We have to extract data from that column at different levels, so an
example query could look like
select
col1,
col2,
jsonb_path_query_first(data,'$.lvl1.lvl2.lvl3.lvl4.lvl5.val1."text()"')
as val1,
jsonb_path_query_first(data,'$.lvl1.lvl2.lvl3.lvl4.lvl5.val2."text()"')
as val2,
jsonb_path_query_first(data,'$.lvl1.lvl2.lvl3.lvl4.lvl5.val3."text()"')
as val3
from tbl
where
id = 1;
I tried to rewrite it to
WITH foo AS (select
id,
col1,
col2,
jsonb_path_query_first(data,'$.lvl1.lvl2.lvl3.lvl4.lvl5') as jsondata,
from tbl )
select
col1,
col2,
jsondata->val1->'text()' as val1,
jsondata->val2->'text()' as val2,
jsondata->val3->'text()' as val3
from foo
where
id = 1;
However, WITH has the same run-time profile - most of the time is spent
in pglz_decompress. Using the -> notation has the same profile.
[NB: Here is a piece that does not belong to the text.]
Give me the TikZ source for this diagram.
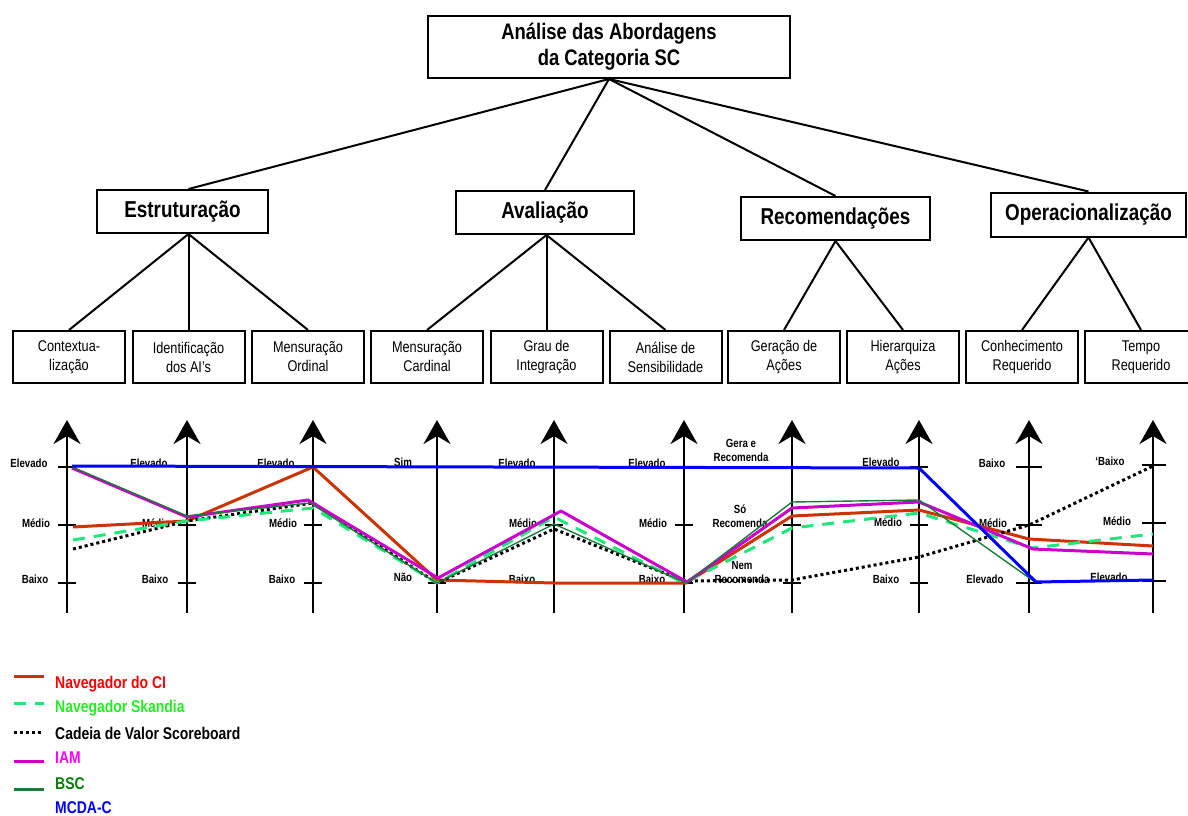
\documentclass[tikz,border=0pt]{standalone}
\usepackage{fontspec}
\setmainfont{Liberation Sans}[FakeStretch=0.82]
\usetikzlibrary{arrows.meta}

\definecolor{ciRed}{HTML}{CC3300}
\definecolor{skGreen}{HTML}{1EE87A}
\definecolor{iamMag}{HTML}{CC00CC}
\definecolor{bscGreen}{HTML}{1A7A3A}
\definecolor{mcdaBlue}{HTML}{0000FF}
\definecolor{txtRed}{HTML}{FF0000}
\definecolor{txtGreen}{HTML}{22EE22}
\definecolor{txtMag}{HTML}{FF00FF}
\definecolor{txtBsc}{HTML}{008000}
\definecolor{txtBlue}{HTML}{0000FF}

\tikzset{
  box/.style={draw, line width=2pt, inner sep=0pt, align=center},
  rootbox/.style={box, minimum width=362pt, minimum height=62pt,
    font=\bfseries\fontsize{22.5}{26}\selectfont},
  catbox/.style={box, minimum height=43pt,
    font=\bfseries\fontsize{23}{27}\selectfont},
  critbox/.style={box, minimum width=112pt, minimum height=52pt,
    font=\fontsize{15.5}{19}\selectfont},
  link/.style={line width=2pt},
  axisline/.style={line width=2.5pt, -{Stealth[length=24pt,width=27pt,inset=8pt]}},
  tickmark/.style={line width=2.5pt},
  lvl/.style={font=\bfseries\fontsize{11.8}{14}\selectfont, inner sep=0pt, align=center},
  legtxt/.style={font=\bfseries\fontsize{17}{20}\selectfont, anchor=west, inner sep=0pt},
  ciline/.style={ciRed, line width=3pt, line join=round},
  skline/.style={skGreen, line width=3pt, dash pattern=on 12pt off 9pt, line join=round},
  cvline/.style={black, line width=3pt, dash pattern=on 3pt off 3pt, line join=round},
  iamline/.style={iamMag, line width=3pt, line join=round},
  bscline/.style={bscGreen, line width=1.4pt, line join=round},
  mcdaline/.style={mcdaBlue, line width=3pt, line join=round},
}

\begin{document}
\begin{tikzpicture}[x=1pt, y=-1pt]
\useasboundingbox (0,0) rectangle (1188,816);

% ---- tree of criteria ----
\node[rootbox] (root) at (609,47) {Análise das Abordagens\\da Categoria SC};

\node[catbox, minimum width=171pt] (estr) at (182.5,211.5) {Estruturação};
\node[catbox, minimum width=178pt] (aval) at (545,212.5) {Avaliação};
\node[catbox, minimum width=189pt] (reco) at (835.5,218.5) {Recomendações};
\node[catbox, minimum width=195pt, minimum height=44pt] (oper) at (1088.5,214.5) {Operacionalização};

\node[critbox] (ctx) at (69,357)   {Contextua-\\lização};
\node[critbox] (ida) at (188.5,357)  {Identificação\\dos AI’s};
\node[critbox] (mor) at (308,357)  {Mensuração\\Ordinal};
\node[critbox] (mca) at (427,357)  {Mensuração\\Cardinal};
\node[critbox] (gin) at (546.5,357)  {Grau de\\Integração};
\node[critbox] (ans) at (665.5,357)  {Análise de\\Sensibilidade};
\node[critbox] (gac) at (784,357)  {Geração de\\Ações};
\node[critbox] (hac) at (903,357)  {Hierarquiza\\Ações};
\node[critbox] (cre) at (1022,357) {Conhecimento\\Requerido};
\node[critbox] (tre) at (1141,357) {Tempo\\Requerido};

\draw[link] (root.south) -- (estr.north -| ida.north);
\draw[link] (root.south) -- (aval.north);
\draw[link] (root.south) -- (reco.north);
\draw[link] (root.south) -- (oper.north);

\draw[link] (estr.south -| ida.north) -- (ctx.north);
\draw[link] (estr.south -| ida.north) -- (ida.north);
\draw[link] (estr.south -| ida.north) -- (mor.north);
\draw[link] (aval.south -| gin.north) -- (mca.north);
\draw[link] (aval.south -| gin.north) -- (gin.north);
\draw[link] (aval.south -| gin.north) -- (ans.north);
\draw[link] (reco.south) -- (gac.north);
\draw[link] (reco.south) -- (hac.north);
\draw[link] (oper.south) -- (cre.north);
\draw[link] (oper.south) -- (tre.north);

% ---- parallel axes ----
\foreach \i/\x in {1/67, 2/187, 3/313, 4/437, 5/554, 6/684, 7/792, 8/919, 9/1029, 10/1153} {
  \coordinate (b\i) at (\x,613);
  \coordinate (t\i) at (\x,420);
  \draw[axisline] (b\i) -- (t\i);
}

% tick marks (three levels, two on the yes/no axis)
\foreach \x in {67, 187, 313, 554, 684, 792, 919}
  \foreach \y in {467, 525, 583}
    \draw[tickmark] (\x-9,\y) -- (\x+9,\y);
\foreach \y in {467, 583} \draw[tickmark] (428,\y) -- (446,\y);
\foreach \y in {467, 525, 583} \draw[tickmark] (1016,\y) -- (1042,\y);
\foreach \y in {465, 523, 581} \draw[tickmark] (1142,\y) -- (1166,\y);

% level labels
\foreach \x/\d in {29/0, 149/0, 276/0, 517/0, 647/0, 881/-1} {
  \node[lvl] at (\x,463+\d) {Elevado};
}
\foreach \x/\d in {36/0, 156/0, 283/0, 523/0, 653/0, 888/-1, 993/0, 1117/-2} {
  \node[lvl] at (\x,523+\d) {Médio};
}
\foreach \x/\d in {35/0, 155/0, 282/0, 522/0, 652/0, 886/0} {
  \node[lvl] at (\x,579+\d) {Baixo};
}
\node[lvl] at (403,462) {Sim};
\node[lvl] at (403,577) {Não};
\node[lvl] at (741,450) {Gera e\\Recomenda};
\node[lvl] at (740,516) {Só\\Recomenda};
\node[lvl] at (742,572) {Nem\\Recomenda};
\node[lvl] at (992,463) {Baixo};
\node[lvl] at (985,579) {Elevado};
\node[lvl] at (1110,461) {`Baixo};
\node[lvl] at (1109,577) {Elevado};

% ---- profiles of the approaches ----
\draw[ciline] (73,527) -- (187,521) -- (313,467) -- (437,580) -- (554,583)
  -- (686,583) -- (792,516) -- (919,510) -- (1029,539) -- (1153,546);
\draw[cvline] (73,549) -- (187,521) -- (313,503) -- (437,583) -- (554,529)
  -- (684,581) -- (792,580) -- (919,557) -- (1029,525) -- (1153,466);
\draw[skline] (73,540) -- (187,521) -- (313,508) -- (437,583) -- (554,517)
  -- (684,583) -- (792,528) -- (919,513) -- (1032,548) -- (1153,534);
\draw[iamline] (72,468) -- (187,517) -- (308,500) -- (438,578) -- (561,511)
  -- (687,582) -- (792,508) -- (919,502) -- (1033,549) -- (1153,554);
\draw[bscline] (72,467) -- (187,516) -- (310,503) -- (437,583) -- (554,524)
  -- (686,583) -- (792,502) -- (919,500) -- (1035,582) -- (1153,580);
\draw[mcdaline] (72,466) -- (919,468) -- (1036,582) -- (1153,580);

% ---- legend ----
\draw[ciline] (14,676) -- (44,676);
\draw[skline] (14,703) -- (44,703);
\draw[cvline] (14,732) -- (44,732);
\draw[iamline] (14,761) -- (44,761);
\draw[bscline, line width=3pt] (14,789) -- (44,789);
\node[legtxt, text=txtRed]   (lg1) at (55,684) {Navegador do CI};
\node[legtxt, text=txtGreen] (lg2) at (55,708) {Navegador Skandia};
\node[legtxt, text=black]    (lg3) at (55,733) {Cadeia de Valor Scoreboard};
\node[legtxt, text=txtMag]   (lg4) at (55,758) {IAM};
\node[legtxt, text=txtBsc]   (lg5) at (55,784) {BSC};
\node[legtxt, text=txtBlue]  (lg6) at (55,808) {MCDA-C};
\end{tikzpicture}
\end{document}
The more data I extract from the JSON object the slower the query gets.
Of course, if I change the column to EXTERNAL we see a ~3.5 x speedup in
the queries but disk space requirements goes up by too much.
(We need to use a jsonb column as the data is unstructured, and may
differ in structure between rows. Yes, yes, I know...)
PostgreSQL 12.x on RHEL.
If anybody has some good ideas it would be appreciated.
Thanks in advance !
Best regards,
Jesper